Some of you are searching for the perfect mate. (Most are already taken, right honey?)

The Cub fans are searching for a World Series win, next year.

In the book the DaVinci Code, the fictional characters are searching for the Holy Grail, the cup Christ drank from during the last supper. That was the same thing King Arthur and the Knights of the Round Table sought.

In the movie National Treasure, the fictional characters were searching for a massive lost treasure that was hidden during the Revolutionary War.

In the 80’s we were searching for Waldo. Where’s Waldo?

Everyone is on a quest for something, some of us know what we are looking for and others don’t have a clue.

Maybe we are searching for popularity, riches, friends, toys, prestige and honor, wisdom or even truth.
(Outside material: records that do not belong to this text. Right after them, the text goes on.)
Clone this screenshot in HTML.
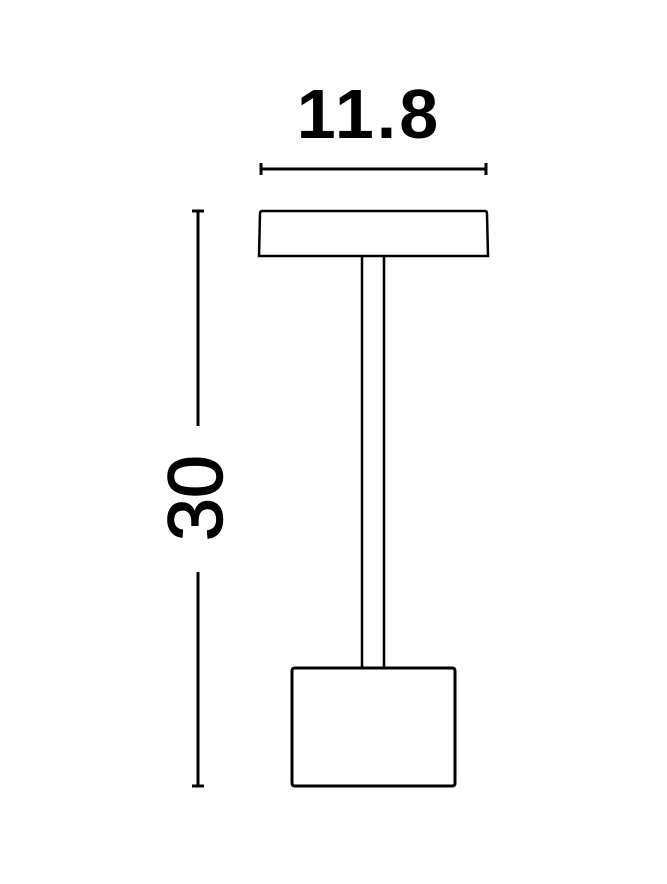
<!DOCTYPE html>
<html><head><style>html,body{margin:0;padding:0;background:#fff;}</style></head>
<body>
<svg width="667" height="879" viewBox="0 0 667 879" xmlns="http://www.w3.org/2000/svg">
<rect width="667" height="879" fill="#fff"/>
<text x="369" y="138" text-anchor="middle" font-family="Liberation Sans, sans-serif" font-weight="bold" font-size="70" letter-spacing="3" fill="#000">11.8</text>
<g stroke="#000" fill="none">
<line x1="261" y1="169" x2="486" y2="169" stroke-width="3"/>
<line x1="261" y1="163" x2="261" y2="175" stroke-width="3"/>
<line x1="486" y1="163" x2="486" y2="175" stroke-width="3"/>
<line x1="198" y1="211" x2="198" y2="426" stroke-width="3"/>
<line x1="198" y1="572" x2="198" y2="786" stroke-width="3"/>
<line x1="192" y1="211" x2="204" y2="211" stroke-width="3"/>
<line x1="192" y1="786" x2="204" y2="786" stroke-width="3"/>
<path d="M262 211 L485 211 Q487 211 487 214 L488 256 L259 256 L260 214 Q260 211 262 211 Z" stroke-width="2.5"/>
<line x1="362" y1="256" x2="362" y2="668" stroke-width="2.5"/>
<line x1="384" y1="256" x2="384" y2="668" stroke-width="2.5"/>
<path d="M295 668 L452 668 Q455 668 455 671 L455 783 Q455 786 452 786 L295 786 Q292 786 292 783 L292 671 Q292 668 295 668 Z" stroke-width="3"/>
</g>
<text transform="translate(222,498) rotate(-90)" text-anchor="middle" font-family="Liberation Sans, sans-serif" font-size="77" stroke="#000" stroke-width="1.5" fill="#000">30</text>
</svg>
</body></html>
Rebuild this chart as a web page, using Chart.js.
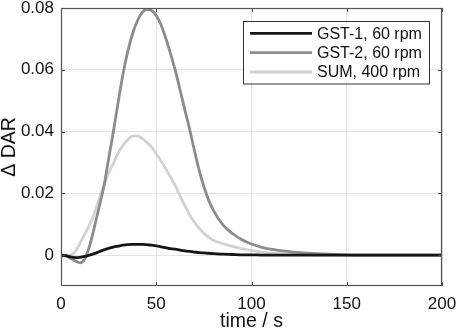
<!DOCTYPE html>
<html>
<head>
<meta charset="utf-8">
<script src="https://cdn.jsdelivr.net/npm/chart.js@4/dist/chart.umd.min.js"></script>
<style>
html,body{margin:0;padding:0;background:#fff;}
#c{display:block;}
</style>
</head>
<body>
<canvas id="c" width="457" height="331"></canvas>
<script>
// ---- data ----
const time = [0,2.5,5,7.5,10,12.5,15,17.5,20,22.5,25,27.5,30,32.5,35,37.5,40,42.5,45,47.5,50,52.5,55,57.5,60,62.5,65,67.5,70,72.5,75,77.5,80,85,90,95,100,105,110,120,130,140,150,160,170,180,190,200];
const gst1 = [0,-0.0002,-0.0006,-0.0008,-0.0007,-0.0004,0.0000,0.0005,0.0011,0.0017,0.0022,0.0026,0.0029,0.0032,0.0034,0.0035,0.0035,0.0035,0.0034,0.0032,0.0030,0.0027,0.0024,0.0021,0.0019,0.0016,0.0014,0.0012,0.0010,0.0008,0.0007,0.0006,0.0005,0.0003,0.0002,0.0001,0.0001,0,0,0,0,0,0,0,0,0,0,0];
const gst2 = [0,-0.0003,-0.0010,-0.0019,-0.0025,-0.0012,0.0030,0.0090,0.0155,0.0222,0.0312,0.0400,0.0495,0.0585,0.0658,0.0715,0.0757,0.0785,0.0796,0.0792,0.0776,0.0746,0.0702,0.0652,0.0598,0.0535,0.0470,0.0408,0.0340,0.0275,0.0222,0.0178,0.0145,0.0098,0.0070,0.0050,0.0036,0.0026,0.0019,0.0011,0.0006,0.0003,0.0001,0,0,0,0,0];
const sum400 = [0,0,0.0001,0.0012,0.0038,0.0068,0.0098,0.0135,0.0182,0.0225,0.0265,0.0297,0.0330,0.0355,0.0373,0.0385,0.0386,0.0378,0.0365,0.0350,0.0328,0.0305,0.0280,0.0252,0.0225,0.0192,0.0160,0.0131,0.0107,0.0087,0.0071,0.0058,0.0048,0.0037,0.0028,0.0021,0.0015,0.0010,0.0007,0.0003,0.0001,0,0,0,0,0,0,0];
const seriesLabels = ['GST-1, 60 rpm','GST-2, 60 rpm','SUM, 400 rpm'];
const xTicks = [0,50,100,150,200];
const yTicks = [0,0.02,0.04,0.06,0.08];
const yTickLabels = ['0','0.02','0.04','0.06','0.08'];
const xTitle = 'time / s';
const yTitle = '\u0394 DAR';

const FONT = "'Liberation Sans', Arial, Helvetica, sans-serif";
const colors = ['#161616','#8c8c8c','#d2d2d2'];

function pts(ys){ return time.map((t,i)=>({x:t,y:ys[i]})); }

const boxPlugin = {
  id:'boxTicks',
  afterDraw(chart){
    const ctx = chart.ctx, a = chart.chartArea;
    const xs = chart.scales.x, ys = chart.scales.y;
    ctx.save();
    ctx.strokeStyle = '#4a4a4a';
    ctx.lineWidth = 1;
    ctx.beginPath();
    xTicks.forEach(v=>{
      const px = Math.round(xs.getPixelForValue(v))+0.5;
      ctx.moveTo(px,a.bottom); ctx.lineTo(px,a.bottom-4);
      ctx.moveTo(px,a.top); ctx.lineTo(px,a.top+4);
    });
    yTicks.forEach(v=>{
      const py = Math.round(ys.getPixelForValue(v))+0.5;
      ctx.moveTo(a.left,py); ctx.lineTo(a.left+4,py);
      ctx.moveTo(a.right,py); ctx.lineTo(a.right-4,py);
    });
    ctx.stroke();
    ctx.strokeStyle = '#555555';
    ctx.lineWidth = 1.2;
    ctx.strokeRect(a.left+0.5, a.top+0.5, a.right-a.left-1, a.bottom-a.top-1);
    // legend
    const lx = 243.5, ly = 21.5, lw = 186, lh = 62.5;
    ctx.fillStyle = '#ffffff';
    ctx.fillRect(lx, ly, lw, lh);
    ctx.strokeStyle = '#333333';
    ctx.lineWidth = 1;
    ctx.strokeRect(lx, ly, lw, lh);
    const rows = [33.3, 52.7, 72];
    chart.data.datasets.forEach((ds,i)=>{
      ctx.strokeStyle = ds.borderColor;
      ctx.lineWidth = 2.8;
      ctx.beginPath();
      ctx.moveTo(250, rows[i]); ctx.lineTo(312, rows[i]);
      ctx.stroke();
      ctx.fillStyle = '#111111';
      ctx.font = '16px ' + FONT;
      ctx.textBaseline = 'middle';
      ctx.textAlign = 'left';
      ctx.fillText(ds.label, 317, rows[i]+1);
    });
    ctx.restore();
  }
};

new Chart(document.getElementById('c'), {
  type:'line',
  data:{
    datasets:[
      {label:seriesLabels[0], data:pts(gst1), borderColor:colors[0], borderWidth:2.8, pointRadius:0, cubicInterpolationMode:'monotone', fill:false},
      {label:seriesLabels[1], data:pts(gst2), borderColor:colors[1], borderWidth:2.8, pointRadius:0, cubicInterpolationMode:'monotone', fill:false},
      {label:seriesLabels[2], data:pts(sum400), borderColor:colors[2], borderWidth:2.8, pointRadius:0, cubicInterpolationMode:'monotone', fill:false}
    ]
  },
  options:{
    responsive:false,
    animation:false,
    devicePixelRatio:1,
    layout:{padding:0},
    plugins:{legend:{display:false}, tooltip:{enabled:false}},
    scales:{
      x:{
        type:'linear', min:0, max:200,
        afterBuildTicks:(s)=>{ s.ticks = xTicks.map(v=>({value:v})); },
        afterFit:(s)=>{ s.height = 45; s.paddingLeft = 0; s.paddingRight = 15; },
        grid:{color:'#e4e4e4', drawTicks:false, lineWidth:1},
        border:{display:false},
        ticks:{padding:8, color:'#111', font:{family:FONT,size:17}, maxRotation:0, callback:(v)=>String(v)},
        title:{display:true, text:xTitle, color:'#111', font:{family:FONT,size:19.5,lineHeight:1}, padding:{top:0,bottom:0}}
      },
      y:{
        type:'linear', min:-0.01, max:0.08,
        afterBuildTicks:(s)=>{ s.ticks = yTicks.map(v=>({value:v})); },
        afterFit:(s)=>{ s.width = 61; s.paddingTop = 8; s.paddingBottom = 0; },
        grid:{color:'#e4e4e4', drawTicks:false, lineWidth:1},
        border:{display:false},
        ticks:{padding:7, color:'#111', font:{family:FONT,size:17}, callback:(v)=>{ const i = yTicks.findIndex(t=>Math.abs(t-v)<1e-9); return i>=0 ? yTickLabels[i] : ''; }},
        title:{display:true, text:yTitle, color:'#111', font:{family:FONT,size:19.5,lineHeight:1}, padding:{top:0,bottom:0}}
      }
    }
  },
  plugins:[boxPlugin]
});
</script>
</body>
</html>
People are searching for peace and quiet, they are searching for peace and contentment, and they are searching for peace in the world.
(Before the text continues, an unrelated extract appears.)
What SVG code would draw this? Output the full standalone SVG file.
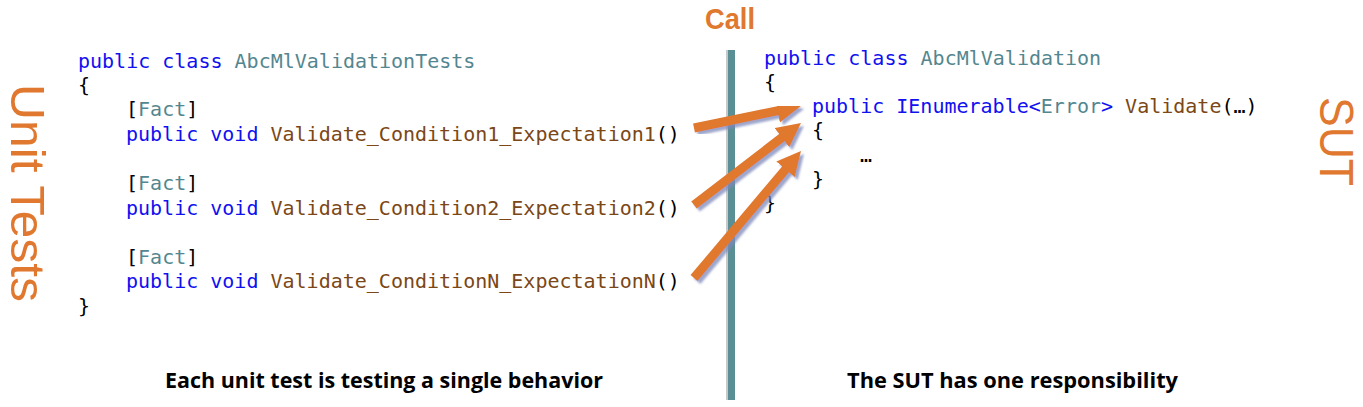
<svg xmlns="http://www.w3.org/2000/svg" width="1363" height="407" viewBox="0 0 1363 407">
<style>
.code{font-family:"DejaVu Sans Mono","Liberation Mono",monospace;font-size:20px;fill:#000;white-space:pre}
.kw{fill:#1010f0}
.ty{fill:#54868f}
.me{fill:#7b4716}
.big{font-family:"Liberation Sans",Arial,sans-serif;font-size:48px;fill:#e0782f}
.call{font-family:"Liberation Sans",Arial,sans-serif;font-weight:700;font-size:30px;fill:#e0782f}
.cap{font-family:"Open Sans","Liberation Sans",sans-serif;font-weight:700;font-size:21px;fill:#000}
.arrow{stroke:#e0782f;stroke-width:9;fill:none;marker-end:url(#head);filter:url(#sh)}
</style>
<defs>
<filter id="sh" x="-20%" y="-20%" width="150%" height="150%">
<feDropShadow dx="3" dy="3" stdDeviation="1.2" flood-color="#7d88bb" flood-opacity="0.75"/>
</filter>
<marker id="head" markerUnits="userSpaceOnUse" markerWidth="26" markerHeight="26" refX="2" refY="12" orient="auto">
<path d="M0,0 L24,12 L0,24 z" fill="#e0782f"/>
</marker>
</defs>

<g id="call-bar">
<rect x="726" y="50" width="2" height="350" fill="#c8c8c8"/>
<rect x="728" y="50" width="7" height="350" fill="#5a8f95"/>
<text class="call" x="705" y="29" textLength="50" lengthAdjust="spacingAndGlyphs">Call</text>
</g>

<g id="unit-tests-label">
<text class="big" transform="translate(10.5,84) rotate(90)" textLength="218" lengthAdjust="spacingAndGlyphs">Unit Tests</text>
</g>

<g id="sut-label">
<text class="big" transform="translate(1319.5,97) rotate(90)" textLength="89" lengthAdjust="spacingAndGlyphs">SUT</text>
</g>

<g id="test-class">
<text class="code" x="78" y="68"><tspan class="kw">public class </tspan><tspan class="ty">AbcMlValidationTests</tspan></text>
<text class="code" x="78" y="92">{</text>
<text class="code" x="126" y="116">[<tspan class="ty">Fact</tspan>]</text>
<text class="code" x="126" y="141"><tspan class="kw">public void </tspan><tspan class="me">Validate_Condition1_Expectation1</tspan>()</text>
<text class="code" x="126" y="190">[<tspan class="ty">Fact</tspan>]</text>
<text class="code" x="126" y="215"><tspan class="kw">public void </tspan><tspan class="me">Validate_Condition2_Expectation2</tspan>()</text>
<text class="code" x="126" y="264">[<tspan class="ty">Fact</tspan>]</text>
<text class="code" x="126" y="288"><tspan class="kw">public void </tspan><tspan class="me">Validate_ConditionN_ExpectationN</tspan>()</text>
<text class="code" x="78" y="313">}</text>
</g>

<g id="sut-class">
<text class="code" x="764" y="65"><tspan class="kw">public class </tspan><tspan class="ty">AbcMlValidation</tspan></text>
<text class="code" x="764" y="89">{</text>
<text class="code" x="812" y="113"><tspan class="kw">public IEnumerable</tspan><tspan class="kw">&lt;</tspan><tspan class="ty">Error</tspan><tspan class="kw">&gt; </tspan><tspan class="me">Validate</tspan>(…)</text>
<text class="code" x="812" y="137">{</text>
<text class="code" x="860" y="162">…</text>
<text class="code" x="812" y="186">}</text>
<text class="code" x="764" y="210">}</text>
</g>

<g id="connectors">
<line class="arrow" x1="694" y1="128" x2="779.4" y2="110.4"/>
<line class="arrow" x1="694" y1="205" x2="783.5" y2="136.4"/>
<line class="arrow" x1="694" y1="278" x2="786.8" y2="167.8"/>
</g>

<g id="captions">
<text class="cap" x="165" y="388" textLength="438" lengthAdjust="spacingAndGlyphs">Each unit test is testing a single behavior</text>
<text class="cap" x="847" y="388" textLength="331" lengthAdjust="spacingAndGlyphs">The SUT has one responsibility</text>
</g>
</svg>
Some are searching for God, some are searching for answers, and some are searching for the meaning of life.

I am sure you have all seen a comic strip about people climbing a mountain to ask an old wise man the answer to a question they had been seeking.

And I am sure many of us have even asked God from time to time, why?

We are all searching for something. So, what are you searching for? Do you know?

PRAY

Father we ask for Your anointing on us today. Place Your anointing on me as Your messenger today.

Open our eyes so that we may see Your Word. Open our ears so that we may hear Your Word. Open our minds so that we may understand Your Word. Open our hearts so that we may receive Your Word today.

AMEN

READ John 14:8-14

Phillip was on a quest. He was searching for the something.

But he couldn’t quite get it. He is thinking, “how can Jesus words be true?”

Jesus tells him, “If you had known Me, you would have known My Father also; from now on you know Him, and have seen Him.”

Phillip is there with Jesus but he is scratching his head, wondering if he had missed something?

Phillip is thinking, “Just show us the Father. That’s what I need! I would love to see God! Jesus will you do that for us? Make the invisible God visible for us! That will do it. That’s all we need. That would be enough! Let us see God!”

Have you ever felt like Philip? Lord, are you there? Hello? Can You hear me now?

Phillip’s request is not that much different than anyone’s request today. We want to see God. We want to see the signs and the wonders so that we know God is there and then when we do see them we hope that our faith will grow.

Don’t get me wrong. I believe in the signs and the wonders. I believe in the manifestations of God doing great things for us and in us and through us and I look forward to seeing them take place whenever two or three are gathered in His name.

Our mission statement even says that we will accomplish the bringing of transformation into the lives of men and women, young and old, to convert the sinner, bring healing to the sick, and equip people to change the world for God through the un-compromised Word of God and through the demonstration and manifestation of the power of the Holy Spirit…

So I look for the spectacular and the sensational, I want to see the miracles happen, but we need to understand that we can know God’s presence without physically seeing God.

The story is told that after Helen Keller’s teacher, Anne Sullivan, had given her the names of physical objects in sign language, Miss Sullivan attempted to explain God and shaped for her the symbols for the name “God.”

Much to Miss Sullivan’s surprise, Helen spelled back, “Thank you for telling me God’s name, Teacher, for he has touched me many times before. I always knew he was there, but I didn’t know what his name was.”

Helen Keller, in her blindness, could see the Father better than Philip could.

So Jesus makes his case clear to Philip, “Have I been so long with you, and yet you have not come to know Me, Philip? He who has seen Me has seen the Father; how do you say, ‘Show us the Father?’ Do you not believe that I am in the Father, and the Father is in Me? The words that I say to you I do not speak on My own initiative, but the Father abiding in Me does His works. Believe Me that I am in the Father, and the Father in Me; otherwise believe on account of the works themselves.”